The Chinese stock market had a challenging year in 2023, and the downturn has intensified in the early weeks of 2024. This decline follows Beijing’s decision not to provide additional support to the struggling economy.
On Monday, Hong Kong’s Hang Seng Index dropped by 2.3%, reaching its lowest point since October 2022. It has lost over 12% of its value this month, almost matching its total loss for the entire year of 2023. Mainland China’s Shanghai Composite Index experienced a significant drop of 2.7%, marking its most substantial daily decline since April 2022. The Shenzhen Component Index, which is heavily focused on technology stocks, suffered its worst day in nearly two years, plummeting by 3.5%. These indexes have collectively fallen by 4.8% and 7.7% in the first few trading days of 2024.
This marks the worst start to a year for Chinese stocks since 2016 when investors were selling off their holdings following the market crash in 2015. Back then, a bubble burst as the economy faced strain, and stock prices far exceeded company profits. Recent factors contributing to the decline include a real estate crisis, the slowest economic growth (excluding the pandemic) in decades, and increased regulatory measures affecting certain businesses, all of which have eroded investor confidence.
Ken Cheung, the chief Asian foreign exchange strategist at Mizuho Bank, noted on Monday that foreign investors were reducing their exposure to China and had pessimistic expectations for the country’s business conditions. He mentioned that the Chinese government has not implemented effective measures to address the property market crisis and stimulate economic recovery.
Investors were disappointed when China’s central bank chose to maintain its benchmark lending rate on Monday. A rate cut would have lowered borrowing costs for individuals and businesses, potentially boosting economic activity. These significant market losses in 2024 come after a tough year in 2023, during which the CSI 300 index, comprising 300 major stocks listed in Shanghai and Shenzhen, fell by over 11%.
In contrast, the United States’ S&P 500 index gained 24% in 2023, while Europe’s stock market grew by nearly 13%. Japan’s Nikkei 225 performed exceptionally well, surging by 28% last year and continuing to show gains of nearly 10% in the early part of this month.
Investor concerns were compounded by recent demographic data confirming that China’s population is aging and shrinking. They were also troubled by the absence of new government stimulus measures in a speech by Chinese Premier Li Qiang at the World Economic Forum last week.
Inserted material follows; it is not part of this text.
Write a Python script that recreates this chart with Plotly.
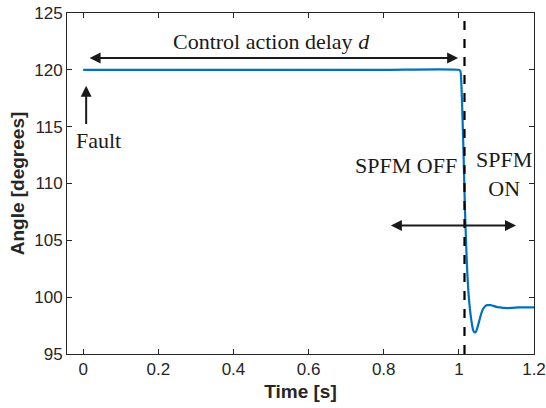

Analysts at ANZ Research, Brian Martin, and Daniel Hynes, mentioned in a Friday research note that Li’s speech had dampened expectations of further support measures. They noted that he emphasized the country’s ability to achieve its 5% growth target without resorting to massive stimulus, and in recent months, Beijing has issued $137 billion worth of government bonds, primarily for funding infrastructure projects, while China’s sovereign wealth fund has purchased shares to support the struggling stock market.
Fatigued shareholders
Li’s speech seems to have further disheartened investors who were already fatigued due to a series of disappointing economic indicators emerging from Beijing, including the ongoing real estate crisis and a rapidly declining population.
The country’s economy managed to achieve a growth rate of 5.2% last year, surpassing government projections but still representing one of China’s weakest economic performances in more than three decades. The International Monetary Fund predicts a slowdown in the country’s economic growth to 4.2% this year.
In 2023, investors had high hopes for a rebound in China’s economy after Beijing abandoned its strict zero-Covid policy at the end of the previous year. However, this anticipated robust recovery failed to materialize, leading investors to express their dissatisfaction by withdrawing their investments. According to China’s Commerce Ministry, foreign direct investment in the country decreased by 8% in 2023 compared to the previous year.
Investors have also been cautious about Beijing’s broad crackdown on private enterprises, which began in late 2020 and involved imposing fines on foreign companies and detaining their employees in the name of national security. In his January 16 speech, Li attempted to reassure international investors by portraying China as an “opportunity rather than a risk” and pledging to create a “world-class” environment for foreign companies to conduct business within the country.
Li also pointed out that the number of individuals classified as middle-income in China is expected to double to 800 million over the next decade, emphasizing the strong momentum for consumption.
However, Stephen Innes, managing partner of SPI Asset Management, cautioned that investors who choose to expose themselves to China’s precarious situation should be aware of the risks, as they may find themselves navigating an unpredictable and authoritarian financial environment. He suggested that success in such investments might depend on selecting shares that avoid government scrutiny, making the entire investment process more akin to a game of chance rather than an informed decision-making process.